I battled with an immense amount of guilt. Of course, I rest in the promise that when I asked for forgiveness and made a life style change, that He accepted that sincerity and granted me repentance for my sins; however, every day I battle with this voice that says,  'Congrats! You made a lifestyle change for 3 weeks. Doesn't  mean you  are good with God still. Change isn't 3 weeks.. it requires more time than that. You want God's favor?   Keep this change up for a few months.. a few years,' Now, I'm not saying God is telling me this. I'm saying a negative voice is speaking this to me and then guilt overwhelms me and I think, 'Okay, maybe that's  right. Maybe I need to do something more for repentance to be active in my life.  Maybe grace hasn't kicked in yet...'

So,  yesterday, I spent time weeping before God, asking for a Word from Him concerning grace. I was desperate for it. My aching heart needed it.  I begged for Him to send it... for Him to have someone else send me a Word, but it never came. I  felt like that negative voice was right. Maybe he couldn't even really speak to me any more. Maybe I was so far past that , it  was going to take months or years to get back to that place. 

Then this morning, 'Because of Who You Are' came on and I was privileged enough to just sit here in His presence. And He hit me like a ton of bricks  with this chapter.
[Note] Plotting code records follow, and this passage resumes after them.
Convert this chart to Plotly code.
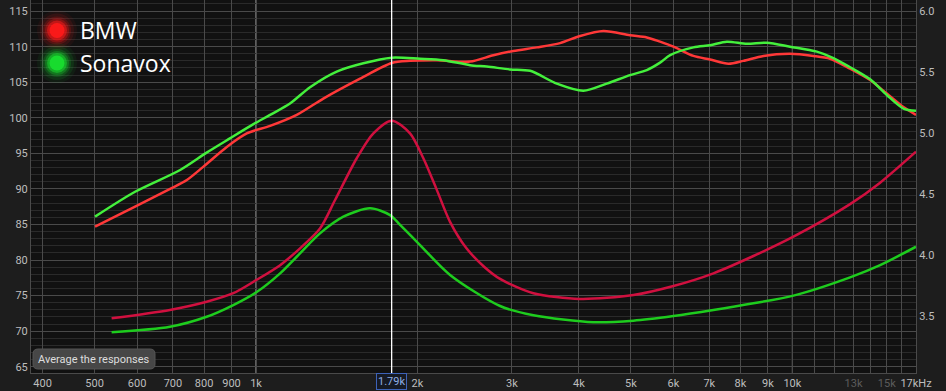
import plotly.graph_objects as go
import math

# ---- data ----
BMW_SPL_F = [501, 595, 696, 743, 797, 882, 961, 1062, 1191, 1335, 1563, 1791, 1937, 2173, 2506,
             2770, 3019, 3338, 3689, 4019, 4443, 4982, 5353, 5666, 6001, 6539, 7024, 7600, 8101,
             8831, 9901, 10944, 11758, 12811, 13960, 14997, 16106, 17000]
BMW_SPL_DB = [84.7, 87.5, 90.1, 91.25, 93.1, 95.9, 97.8, 98.85, 100.4, 102.7, 105.5, 107.7, 108.0, 108.1, 107.9,
              108.8, 109.4, 109.9, 110.5, 111.5, 112.2, 111.6, 111.3, 110.7, 110.0, 108.7, 108.2, 107.6, 108.0,
              108.7, 109.0, 108.7, 108.3, 106.9, 105.3, 103.4, 101.5, 100.4]

SON_SPL_F = [501, 595, 722, 809, 894, 989, 1062, 1157, 1261, 1414, 1585, 1791, 2022, 2235, 2506,
             2693, 2976, 3244, 3637, 4077, 4508, 4982, 5353, 5666, 5916, 6539, 7024, 7548, 8224,
             8961, 9901, 11104, 11927, 12811, 13960, 14997, 16106, 17000]
SON_SPL_DB = [86.1, 89.6, 92.66, 95.1, 97.1, 99.1, 100.4, 102.0, 104.3, 106.5, 107.67, 108.45, 108.3, 108.1, 107.4,
              107.2, 106.8, 106.6, 104.8, 103.8, 104.8, 106.0, 106.7, 107.75, 108.8, 109.9, 110.2, 110.7, 110.4,
              110.55, 110.0, 109.3, 108.4, 107.1, 105.4, 103.2, 101.3, 101.0]

BMW_Z_F = [538, 691, 809, 907, 1003, 1109, 1208, 1316, 1404, 1541, 1655, 1791, 1937, 2051, 2173,
           2300, 2466, 2665, 2851, 3290, 4019, 5053, 6001, 7125, 8460, 10044, 12811, 14574, 17000]
BMW_Z = [3.484, 3.553, 3.62, 3.69, 3.80, 3.92, 4.058, 4.22, 4.454, 4.796, 5.0, 5.104, 5.0, 4.796, 4.537,
         4.275, 4.06, 3.905, 3.807, 3.69, 3.643, 3.675, 3.749, 3.853, 3.995, 4.153, 4.42, 4.596, 4.85]

SON_Z_F = [538, 691, 809, 907, 1003, 1109, 1208, 1316, 1455, 1632, 1778, 1856, 2022, 2300, 2851,
           3290, 4256, 5053, 6001, 7125, 8460, 10044, 12811, 14574, 17000]
SON_Z = [3.37, 3.415, 3.497, 3.593, 3.70, 3.853, 4.017, 4.18, 4.317, 4.386, 4.33, 4.25, 4.085, 3.84, 3.585,
         3.51, 3.452, 3.465, 3.503, 3.552, 3.607, 3.67, 3.82, 3.92, 4.071]

GRID_F = [400, 500, 600, 700, 800, 900, 1000, 2000, 3000, 4000, 5000, 6000, 7000, 8000, 9000, 10000,
          11000, 12000, 13000, 14000, 15000, 16000, 17000]
GRID_LABELS = ["400", "500", "600", "700", "800", "900", "1k", "2k", "3k", "4k", "5k", "6k", "7k", "8k", "9k", "10k",
               "", "", "<span style='color:#5c5c5c'>13k</span>", "", "<span style='color:#5c5c5c'>15k</span>", "", "17kHz"]
BRIGHT_F = [1000, 10000]
CURSOR_F = 1790
CURSOR_LABEL = "1.79k"
LEGEND_NAMES = ["BMW", "Sonavox"]
LEGEND_COLORS = ["#ff1a1a", "#18e030"]

# ---- geometry ----
W, H = 946, 391
PL, PR, PT, PB = 31, 916, 0, 373


def px(x):
    return (x - PL) / (PR - PL)


def py(y):
    return 1 - (y - PT) / (PB - PT)


fig = go.Figure()
fig.add_trace(go.Scatter(x=BMW_SPL_F, y=BMW_SPL_DB, mode="lines", name="BMW",
                         line=dict(color="#ff3838", width=2.5, shape="spline", smoothing=0.8)))
fig.add_trace(go.Scatter(x=SON_SPL_F, y=SON_SPL_DB, mode="lines", name="Sonavox",
                         line=dict(color="#44f03c", width=2.5, shape="spline", smoothing=0.8)))
fig.add_trace(go.Scatter(x=BMW_Z_F, y=BMW_Z, mode="lines", name="BMW Z", yaxis="y2",
                         line=dict(color="#d0103f", width=2.5, shape="spline", smoothing=0.8)))
fig.add_trace(go.Scatter(x=SON_Z_F, y=SON_Z, mode="lines", name="Sonavox Z", yaxis="y2",
                         line=dict(color="#1ecc1e", width=2.5, shape="spline", smoothing=0.8)))

shapes = []
for f in BRIGHT_F:
    shapes.append(dict(type="line", xref="x", yref="paper", x0=f, x1=f, y0=0, y1=1,
                       line=dict(color="#b4b4b4", width=1), layer="between"))
shapes.append(dict(type="line", xref="x", yref="paper", x0=CURSOR_F, x1=CURSOR_F, y0=0, y1=1,
                   line=dict(color="#ffffff", width=1.3), layer="above"))

# glowing legend dots
for i, (name, col) in enumerate(zip(LEGEND_NAMES, LEGEND_COLORS)):
    cy = 30.5 + i * 32.5
    cx = 57
    for r, op in [(20, 0.06), (17, 0.1), (14, 0.17), (12, 0.28), (10, 0.5), (7.5, 0.9)]:
        shapes.append(dict(type="circle", xref="paper", yref="paper", xsizemode="pixel", ysizemode="pixel",
                           xanchor=px(cx), yanchor=py(cy), x0=-r, x1=r, y0=-r, y1=r,
                           fillcolor=col, opacity=op, line=dict(width=0), layer="above"))

# rounded button
bx0, bx1, by0, by1, rr = 33, 155, 349, 369, 5
path = (f"M {px(bx0 + rr)},{py(by0)} L {px(bx1 - rr)},{py(by0)} Q {px(bx1)},{py(by0)} {px(bx1)},{py(by0 + rr)} "
        f"L {px(bx1)},{py(by1 - rr)} Q {px(bx1)},{py(by1)} {px(bx1 - rr)},{py(by1)} "
        f"L {px(bx0 + rr)},{py(by1)} Q {px(bx0)},{py(by1)} {px(bx0)},{py(by1 - rr)} "
        f"L {px(bx0)},{py(by0 + rr)} Q {px(bx0)},{py(by0)} {px(bx0 + rr)},{py(by0)} Z")
shapes.append(dict(type="path", xref="paper", yref="paper", path=path, fillcolor="#474747",
                   line=dict(color="#555555", width=1), layer="above"))

annotations = []
for i, name in enumerate(LEGEND_NAMES):
    annotations.append(dict(text=name, xref="paper", yref="paper", x=px(78), y=py(30.5 + i * 32.5),
                            xanchor="left", yanchor="middle", showarrow=False,
                            font=dict(family="Open Sans", size=23, color="#ffffff")))
annotations.append(dict(text="Average the responses", xref="paper", yref="paper", x=px(94), y=py(359),
                        xanchor="center", yanchor="middle", showarrow=False,
                        font=dict(family="Roboto", size=11, color="#dddddd")))
annotations.append(dict(text=CURSOR_LABEL, xref="x", yref="paper", x=math.log10(CURSOR_F), y=py(381.5),
                        xanchor="center", yanchor="middle", showarrow=False,
                        bgcolor="#161a24", bordercolor="#3d62b8", borderwidth=1, borderpad=1,
                        font=dict(family="Roboto", size=11, color="#8eaee6")))

fig.update_layout(
    width=W, height=H,
    margin=dict(l=PL, r=W - PR, t=PT, b=H - PB, pad=0),
    paper_bgcolor="#1d1d1d", plot_bgcolor="#111111",
    showlegend=False,
    shapes=shapes, annotations=annotations,
    xaxis=dict(type="log", range=[math.log10(380.6), math.log10(17000)],
               tickmode="array", tickvals=GRID_F, ticktext=GRID_LABELS,
               showgrid=True, gridcolor="#4a4a4a", gridwidth=1,
               showline=True, linecolor="#4a4a4a", ticks="", zeroline=False,
               tickfont=dict(family="Roboto", size=11, color="#bdbdbd")),
    yaxis=dict(range=[64.11, 116.56], dtick=5, tick0=0, showgrid=True, gridcolor="#4a4a4a",
               minor=dict(dtick=1, showgrid=True, gridcolor="#2a2a2a"),
               showline=True, linecolor="#4a4a4a", ticks="", zeroline=False,
               tickfont=dict(family="Roboto", size=11, color="#bdbdbd")),
    yaxis2=dict(range=[3.036, 6.093], dtick=0.5, tick0=0, tickformat=".1f", overlaying="y", side="right",
                showgrid=False, showline=True, linecolor="#4a4a4a", ticks="", zeroline=False,
                tickfont=dict(family="Roboto", size=11, color="#bdbdbd")),
)

fig.write_html("out.html")
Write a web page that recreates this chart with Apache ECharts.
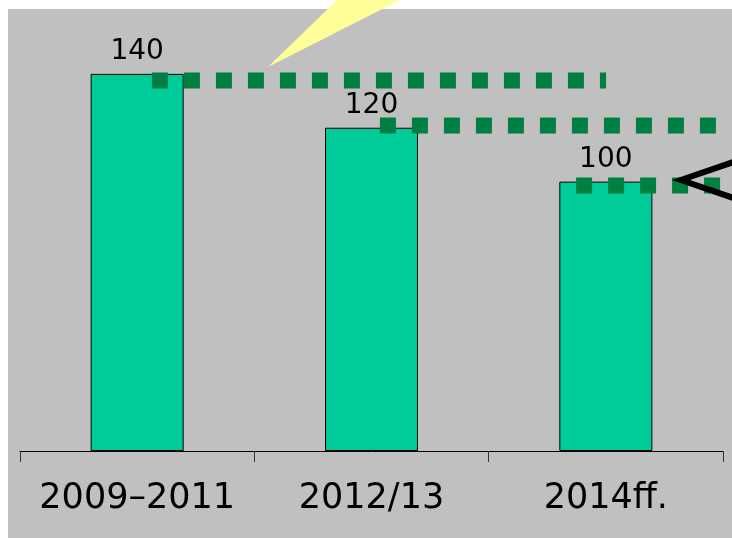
<!DOCTYPE html>
<html>
<head>
<meta charset="utf-8">
<script src="https://cdn.jsdelivr.net/npm/echarts@6/dist/echarts.min.js"></script>
<style>
  html, body { margin: 0; padding: 0; background: #fff; }
  #panel { position: absolute; left: 8px; top: 9px; width: 724px; height: 529px; background: #c0c0c0; }
  #chart { position: absolute; left: 0; top: 0; width: 732px; height: 538px; }
</style>
</head>
<body>
<div id="panel"></div>
<div id="chart"></div>
<script>
  var categories = ['2009\u20132011', '2012/13', '2014ff.'];
  var values = [140, 120, 100];

  // dotted guide lines: [xStart, xEnd] in category units, and their level
  var guideLevels = [137.5, 120.8, 98.6];
  var guideSpans = [[0.563, 2.501], [1.536, 3.05], [2.373, 3.05]];

  var font = 'DejaVu Sans';
  var chart = echarts.init(document.getElementById('chart'));

  var guideSeries = guideLevels.map(function (level, i) {
    return {
      type: 'line',
      xAxisIndex: 1,
      clip: false,
      silent: true,
      symbol: 'none',
      data: [[guideSpans[i][0], level], [guideSpans[i][1], level]],
      lineStyle: { color: '#008040', width: 16, type: [16, 16], cap: 'butt' },
      z: 5
    };
  });

  chart.setOption({
    animation: false,
    backgroundColor: 'transparent',
    grid: { left: 20, right: 9, top: 20, bottom: 87 },
    xAxis: [{
      type: 'category',
      data: categories,
      axisLine: { show: true, lineStyle: { color: '#000', width: 1 } },
      axisTick: { show: true, length: 11, lineStyle: { color: '#333', width: 1 } },
      axisLabel: { show: true, interval: 0, hideOverlap: false, color: '#000', fontFamily: font, fontSize: 35, margin: 30 }
    }, {
      type: 'value',
      min: 0,
      max: 3,
      show: false
    }],
    yAxis: {
      type: 'value',
      min: 0,
      max: 160,
      show: false,
      splitLine: { show: false }
    },
    series: [{
      type: 'bar',
      data: values,
      barWidth: 93,
      itemStyle: { color: '#00cc99', borderColor: '#000', borderWidth: 1 },
      label: { show: true, position: 'top', distance: 8, color: '#000', fontFamily: font, fontSize: 28 },
      z: 2
    }].concat(guideSeries),
    graphic: [{
      type: 'polygon',
      shape: { points: [[268, 67], [337, 0], [400, 0]] },
      style: { fill: '#ffff99' },
      z: 10
    }, {
      type: 'polyline',
      shape: { points: [[745, 158], [681, 180], [745, 202]] },
      style: { stroke: '#000', lineWidth: 6, fill: null },
      z: 10
    }]
  });
</script>
</body>
</html>
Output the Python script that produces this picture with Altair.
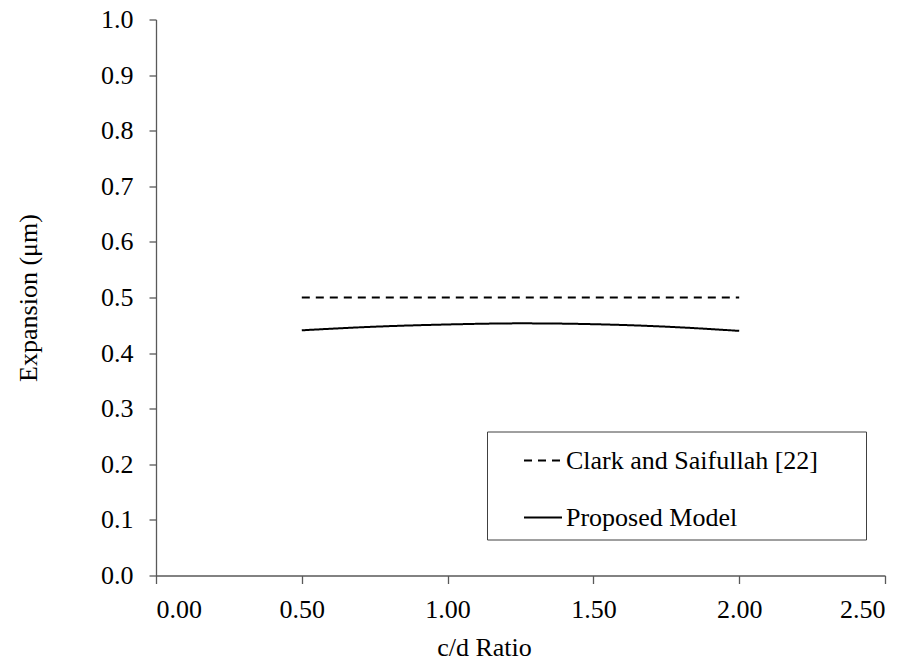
import altair as alt
import pandas as pd

ratio_proposed = [0.5, 0.75, 1.0, 1.25, 1.5, 1.75, 2.0]
expansion_proposed = [0.441, 0.4475, 0.4515, 0.4535, 0.452, 0.4475, 0.440]
ratio_clark = [0.5, 2.0]
expansion_clark = [0.5, 0.5]
series_names = ["Clark and Saifullah [22]", "Proposed Model"]
x_ticks = [0.0, 0.5, 1.0, 1.5, 2.0, 2.5]
y_ticks = [0.0, 0.1, 0.2, 0.3, 0.4, 0.5, 0.6, 0.7, 0.8, 0.9, 1.0]

rows = []
for r, e in zip(ratio_clark, expansion_clark):
    rows.append({"ratio": r, "expansion": e, "series": series_names[0], "order": r})
for r, e in zip(ratio_proposed, expansion_proposed):
    rows.append({"ratio": r, "expansion": e, "series": series_names[1], "order": r})
df = pd.DataFrame(rows)

FONT = "Liberation Serif"

chart = alt.Chart(df).mark_line(color="black", strokeWidth=2, interpolate="monotone").encode(
    x=alt.X("ratio:Q", scale=alt.Scale(domain=[0, 2.5], nice=False),
            axis=alt.Axis(values=x_ticks, format=".2f", title="c/d Ratio",
                          tickSize=8, labelPadding=13,
                          titleX=328, titleY=80, titleBaseline="alphabetic", titleAlign="center")),
    y=alt.Y("expansion:Q", scale=alt.Scale(domain=[0, 1], nice=False),
            axis=alt.Axis(values=y_ticks, format=".1f", title="Expansion (μm)",
                          tickSize=7, labelPadding=16,
                          titleX=-128, titleY=278, titleAngle=-90,
                          titleBaseline="middle", titleAlign="center")),
    strokeDash=alt.StrokeDash("series:N",
        scale=alt.Scale(domain=series_names, range=[[8, 6], [1, 0]]),
        legend=alt.Legend(title=None, orient="none", legendX=331, legendY=412,
                          symbolType="stroke", symbolSize=1444, symbolStrokeWidth=2,
                          symbolStrokeColor="black", symbolOffset=27, padding=9,
                          rowPadding=24, labelOffset=3, labelLimit=500,
                          labelExpr="datum.label + '\u00a0\u00a0\u00a0\u00a0\u00a0\u00a0\u200b'",
                          labelFont=FONT, labelFontSize=26, labelColor="black",
                          strokeColor="#404040", fillColor="white")),
    detail="series:N",
    order="order:Q",
).properties(
    width=729, height=556,
    background="white",
    autosize=alt.AutoSizeParams(type="none"),
    padding={"left": 148, "top": 11.5, "right": 23, "bottom": 86},
).configure_axis(
    grid=False,
    domainColor="#595959", tickColor="#595959", domainWidth=1.3, tickWidth=1.3,
    labelFont=FONT, labelFontSize=26, labelColor="black",
    titleFont=FONT, titleFontSize=26, titleColor="black", titleFontWeight="normal",
).configure_view(stroke=None)

chart.save("out.html", embed_options={"renderer": "svg", "actions": False})
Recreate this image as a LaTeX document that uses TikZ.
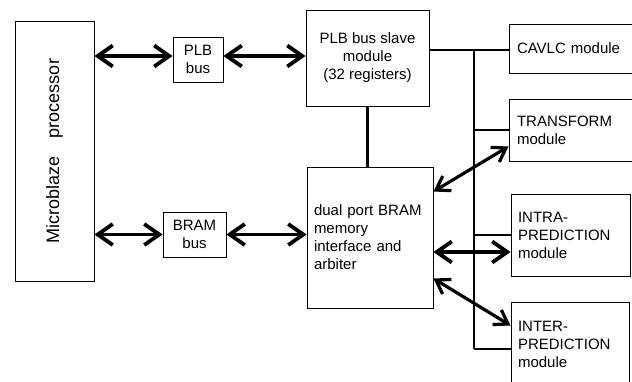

As I previously said, verses 17-19, Saul is converted. He is baptized with the Holy Ghost and with water. He is changed.

And guess what he does between verses 19 to 20??

HE PREACHES THE GOSPEL.

He doesn't spend 4 chapters of the Bible wallowing in self pity. He doesn't let guilt and shame eat him alive. He doesn't spend countless hours trying to earn the grace, mercy, and repentance of God.  From the moment of conversion to the next verse, he starts preaching the Word of God. Sure, in verse 21, he had the people that were throwing his past in his face, but verse 22 says that he increased more in strength.

He didn't let his past stop him from his future. He didn't spend time wondering if his repentance really worked. He didn't toil  over what he had done.. he simply moved forward.. immediately. He accepted God's forgiveness, grace, and mercy... and that's all he needed .

God, please help me to stop wondering if repentance really worked because it has only been weeks.. not months or years. Please stop letting me feel anguish over the past.. please help me to realize that even if I don't feel deserving of Your grace and mercy, that You still pour it out on us, Please help me  to understand that true forgiveness is turning your back on sin.. and if I have done that with a genuine heart, then You truly forgive me. I love you and I want to be a vessel for you. Thank You for Your word today concerning Saul/.Paul. My soul desperately needed it.